The lines to be extracted run from the start of the listing through the line containing "y_scale = alt.Scale(domain=[0, 70], nice=False)"; copy them exactly and nothing else.

* STORED DATA:
/---

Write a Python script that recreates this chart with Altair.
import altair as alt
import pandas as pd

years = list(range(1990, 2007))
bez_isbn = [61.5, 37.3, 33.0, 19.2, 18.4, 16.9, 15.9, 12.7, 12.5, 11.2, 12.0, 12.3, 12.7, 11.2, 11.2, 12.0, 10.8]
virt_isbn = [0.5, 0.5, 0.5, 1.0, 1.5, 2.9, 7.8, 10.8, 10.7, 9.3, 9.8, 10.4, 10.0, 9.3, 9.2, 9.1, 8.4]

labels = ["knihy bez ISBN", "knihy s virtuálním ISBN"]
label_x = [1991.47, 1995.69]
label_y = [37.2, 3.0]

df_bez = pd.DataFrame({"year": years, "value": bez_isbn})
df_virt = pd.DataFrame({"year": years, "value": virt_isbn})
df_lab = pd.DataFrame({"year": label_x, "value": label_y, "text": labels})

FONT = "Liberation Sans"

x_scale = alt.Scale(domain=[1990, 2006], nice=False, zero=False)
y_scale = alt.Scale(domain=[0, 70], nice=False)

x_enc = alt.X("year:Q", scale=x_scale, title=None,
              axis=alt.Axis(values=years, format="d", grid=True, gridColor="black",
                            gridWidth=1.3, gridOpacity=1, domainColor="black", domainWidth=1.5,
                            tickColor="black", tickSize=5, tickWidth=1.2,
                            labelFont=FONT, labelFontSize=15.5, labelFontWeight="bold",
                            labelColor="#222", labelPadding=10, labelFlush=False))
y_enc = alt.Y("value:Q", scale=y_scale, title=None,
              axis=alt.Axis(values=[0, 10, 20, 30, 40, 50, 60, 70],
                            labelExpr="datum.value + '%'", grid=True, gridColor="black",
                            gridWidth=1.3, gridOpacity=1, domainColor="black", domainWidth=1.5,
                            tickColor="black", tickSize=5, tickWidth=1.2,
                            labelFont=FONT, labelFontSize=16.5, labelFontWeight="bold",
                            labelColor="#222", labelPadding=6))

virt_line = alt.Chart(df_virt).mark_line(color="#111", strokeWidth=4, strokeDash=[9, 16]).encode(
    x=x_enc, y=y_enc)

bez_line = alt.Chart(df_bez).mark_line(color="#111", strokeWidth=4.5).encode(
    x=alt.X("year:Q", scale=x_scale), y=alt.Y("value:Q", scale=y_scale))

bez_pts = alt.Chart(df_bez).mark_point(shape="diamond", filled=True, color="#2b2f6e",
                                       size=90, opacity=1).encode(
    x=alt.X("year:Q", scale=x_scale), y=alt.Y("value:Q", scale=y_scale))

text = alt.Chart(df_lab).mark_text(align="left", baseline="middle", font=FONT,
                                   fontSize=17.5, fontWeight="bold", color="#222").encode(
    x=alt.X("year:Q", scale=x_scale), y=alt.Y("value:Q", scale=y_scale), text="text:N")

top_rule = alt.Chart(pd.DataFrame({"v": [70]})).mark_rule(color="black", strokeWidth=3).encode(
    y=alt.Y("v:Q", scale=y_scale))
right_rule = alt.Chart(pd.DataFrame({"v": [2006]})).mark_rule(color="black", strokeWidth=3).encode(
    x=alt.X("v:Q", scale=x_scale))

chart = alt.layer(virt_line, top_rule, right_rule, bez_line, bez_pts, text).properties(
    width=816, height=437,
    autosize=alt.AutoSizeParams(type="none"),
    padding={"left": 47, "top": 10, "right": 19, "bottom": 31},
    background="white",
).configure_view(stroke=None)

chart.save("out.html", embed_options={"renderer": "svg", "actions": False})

\---

* SOLVED EXERCISE:
Write a Python script that recreates this chart with Altair.
import altair as alt
import pandas as pd

years = list(range(1990, 2007))
bez_isbn = [61.5, 37.3, 33.0, 19.2, 18.4, 16.9, 15.9, 12.7, 12.5, 11.2, 12.0, 12.3, 12.7, 11.2, 11.2, 12.0, 10.8]
virt_isbn = [0.5, 0.5, 0.5, 1.0, 1.5, 2.9, 7.8, 10.8, 10.7, 9.3, 9.8, 10.4, 10.0, 9.3, 9.2, 9.1, 8.4]

labels = ["knihy bez ISBN", "knihy s virtuálním ISBN"]
label_x = [1991.47, 1995.69]
label_y = [37.2, 3.0]

df_bez = pd.DataFrame({"year": years, "value": bez_isbn})
df_virt = pd.DataFrame({"year": years, "value": virt_isbn})
df_lab = pd.DataFrame({"year": label_x, "value": label_y, "text": labels})

FONT = "Liberation Sans"

x_scale = alt.Scale(domain=[1990, 2006], nice=False, zero=False)
y_scale = alt.Scale(domain=[0, 70], nice=False)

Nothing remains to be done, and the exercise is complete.